Scalability- A traditional rules-based approach can work well for a handful of datasets, but it breaks down with too much volume or variety of data. Machine learning, on the other hand, can scale to handle hundreds of datasets with tens of millions of records. It gets easier to onboard additional datasets to your machine learning model as the existing model training acts as a foundation to build upon. The repeatability nature of machine-learning-driven mastering allows for continuous and scaled deployment.

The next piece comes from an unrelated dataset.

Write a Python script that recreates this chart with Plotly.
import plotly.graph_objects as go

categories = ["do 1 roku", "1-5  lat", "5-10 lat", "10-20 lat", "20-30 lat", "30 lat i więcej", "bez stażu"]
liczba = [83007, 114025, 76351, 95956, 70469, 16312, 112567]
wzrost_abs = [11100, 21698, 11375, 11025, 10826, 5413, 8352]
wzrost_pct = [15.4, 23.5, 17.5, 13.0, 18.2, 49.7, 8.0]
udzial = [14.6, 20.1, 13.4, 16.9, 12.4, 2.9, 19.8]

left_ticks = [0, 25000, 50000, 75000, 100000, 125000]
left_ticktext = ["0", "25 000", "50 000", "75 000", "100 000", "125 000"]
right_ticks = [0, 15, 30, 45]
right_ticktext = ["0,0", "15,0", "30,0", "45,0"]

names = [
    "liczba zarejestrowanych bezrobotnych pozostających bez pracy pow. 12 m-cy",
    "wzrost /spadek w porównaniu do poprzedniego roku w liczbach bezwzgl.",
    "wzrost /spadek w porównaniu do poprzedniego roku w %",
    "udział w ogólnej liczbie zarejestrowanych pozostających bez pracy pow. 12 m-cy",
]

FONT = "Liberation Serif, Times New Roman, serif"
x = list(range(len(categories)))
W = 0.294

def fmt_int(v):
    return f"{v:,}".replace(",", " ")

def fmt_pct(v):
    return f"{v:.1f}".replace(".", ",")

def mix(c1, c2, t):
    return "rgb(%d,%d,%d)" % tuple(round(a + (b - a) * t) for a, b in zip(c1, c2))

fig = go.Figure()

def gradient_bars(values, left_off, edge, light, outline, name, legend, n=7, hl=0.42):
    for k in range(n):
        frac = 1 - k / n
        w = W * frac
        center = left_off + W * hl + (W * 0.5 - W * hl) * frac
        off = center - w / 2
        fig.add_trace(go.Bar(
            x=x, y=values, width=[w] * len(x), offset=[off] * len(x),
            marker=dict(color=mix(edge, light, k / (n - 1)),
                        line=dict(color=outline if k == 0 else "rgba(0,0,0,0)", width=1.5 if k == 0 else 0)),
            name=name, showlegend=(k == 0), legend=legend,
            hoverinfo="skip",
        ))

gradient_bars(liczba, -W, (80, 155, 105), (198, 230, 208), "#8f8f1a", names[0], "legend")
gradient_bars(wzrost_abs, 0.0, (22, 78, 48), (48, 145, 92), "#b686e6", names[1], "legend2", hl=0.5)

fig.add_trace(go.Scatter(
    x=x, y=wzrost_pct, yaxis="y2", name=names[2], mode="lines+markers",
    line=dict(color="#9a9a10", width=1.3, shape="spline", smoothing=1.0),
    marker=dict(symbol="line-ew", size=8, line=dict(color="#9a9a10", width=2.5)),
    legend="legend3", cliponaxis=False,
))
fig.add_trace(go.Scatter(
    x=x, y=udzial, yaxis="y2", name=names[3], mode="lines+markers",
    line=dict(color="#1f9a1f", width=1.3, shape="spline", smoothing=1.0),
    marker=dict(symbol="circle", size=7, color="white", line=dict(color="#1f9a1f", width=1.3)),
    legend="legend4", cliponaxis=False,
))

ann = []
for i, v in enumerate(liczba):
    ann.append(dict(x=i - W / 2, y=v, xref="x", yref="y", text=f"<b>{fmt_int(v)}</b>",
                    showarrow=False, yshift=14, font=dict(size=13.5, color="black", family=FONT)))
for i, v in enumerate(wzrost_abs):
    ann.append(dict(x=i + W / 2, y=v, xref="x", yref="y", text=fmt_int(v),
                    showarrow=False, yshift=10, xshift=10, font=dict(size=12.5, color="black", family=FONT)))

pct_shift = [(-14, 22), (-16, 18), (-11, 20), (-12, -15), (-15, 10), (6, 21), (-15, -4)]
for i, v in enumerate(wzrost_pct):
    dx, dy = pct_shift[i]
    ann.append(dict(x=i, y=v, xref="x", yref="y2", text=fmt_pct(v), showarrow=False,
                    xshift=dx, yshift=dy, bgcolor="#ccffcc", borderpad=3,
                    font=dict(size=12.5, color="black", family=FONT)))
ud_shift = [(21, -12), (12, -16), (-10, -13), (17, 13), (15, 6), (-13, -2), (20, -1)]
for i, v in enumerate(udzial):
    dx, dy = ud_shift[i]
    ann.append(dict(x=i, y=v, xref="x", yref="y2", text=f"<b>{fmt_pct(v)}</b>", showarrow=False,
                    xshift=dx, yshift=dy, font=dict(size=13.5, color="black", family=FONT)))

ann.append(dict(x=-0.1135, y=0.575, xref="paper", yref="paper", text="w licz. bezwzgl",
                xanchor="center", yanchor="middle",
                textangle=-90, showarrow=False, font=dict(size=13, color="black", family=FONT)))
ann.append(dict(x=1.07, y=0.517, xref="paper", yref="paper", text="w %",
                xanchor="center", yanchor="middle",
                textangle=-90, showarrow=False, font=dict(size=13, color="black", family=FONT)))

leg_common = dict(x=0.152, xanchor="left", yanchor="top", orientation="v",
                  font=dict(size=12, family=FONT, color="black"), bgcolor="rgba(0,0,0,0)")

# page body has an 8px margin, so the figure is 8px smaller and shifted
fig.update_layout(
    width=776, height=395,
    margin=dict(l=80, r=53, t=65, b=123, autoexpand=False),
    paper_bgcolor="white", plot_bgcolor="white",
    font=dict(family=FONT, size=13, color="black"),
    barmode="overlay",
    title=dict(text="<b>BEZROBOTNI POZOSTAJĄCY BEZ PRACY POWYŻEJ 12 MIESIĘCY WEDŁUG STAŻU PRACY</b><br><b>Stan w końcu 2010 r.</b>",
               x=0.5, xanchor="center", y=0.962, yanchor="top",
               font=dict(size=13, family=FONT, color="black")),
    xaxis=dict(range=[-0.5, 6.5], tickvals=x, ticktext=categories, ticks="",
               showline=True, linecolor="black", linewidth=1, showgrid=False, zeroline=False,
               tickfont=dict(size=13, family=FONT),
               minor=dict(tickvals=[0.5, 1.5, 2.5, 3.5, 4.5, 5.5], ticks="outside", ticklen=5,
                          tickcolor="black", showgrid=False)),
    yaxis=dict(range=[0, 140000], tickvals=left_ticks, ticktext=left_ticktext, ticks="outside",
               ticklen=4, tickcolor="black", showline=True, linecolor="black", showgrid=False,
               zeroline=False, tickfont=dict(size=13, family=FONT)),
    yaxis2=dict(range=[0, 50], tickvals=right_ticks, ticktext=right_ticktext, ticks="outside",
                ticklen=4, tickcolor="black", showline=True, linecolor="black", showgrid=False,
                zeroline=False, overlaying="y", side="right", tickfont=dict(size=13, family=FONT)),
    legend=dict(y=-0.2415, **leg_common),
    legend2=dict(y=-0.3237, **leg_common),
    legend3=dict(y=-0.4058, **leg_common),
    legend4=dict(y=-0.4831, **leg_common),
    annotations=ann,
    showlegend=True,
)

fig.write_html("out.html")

Accuracy- A rules-based data mastering solution will only match records that fit the conditions of the rules. However, as there are all kinds of misspelled and missing entries in your data, there are expectations present, and these exceptions will not be covered under the scope of traditional rules. Machine learning, on the other hand, can handle these types of cases. In order to try to improve the accuracy of a rules-based MDM solution to catch these exceptions, you would need to spend hours combing through the data and the existing rules, adding logic to try to account for these cases. And even then, you will still miss some. While rules-based data mastering solutions typically have 60-80% accuracy, master data management with machine learning has 90%+ accuracy. This improved accuracy with machine learning puts trust back into your data, which your business can use to make informed business decisions.

Machine Learning Is A Must For Next Generation Master Data Management

To ensure time to value, a data mastering solution needs to be fast, scalable, and repeatable. A machine learning approach to master data management does just that. With simple examples and only minimal manual effort, machine learning can provide a cost-effective, broadly applicable, and trustworthy data mastering solution.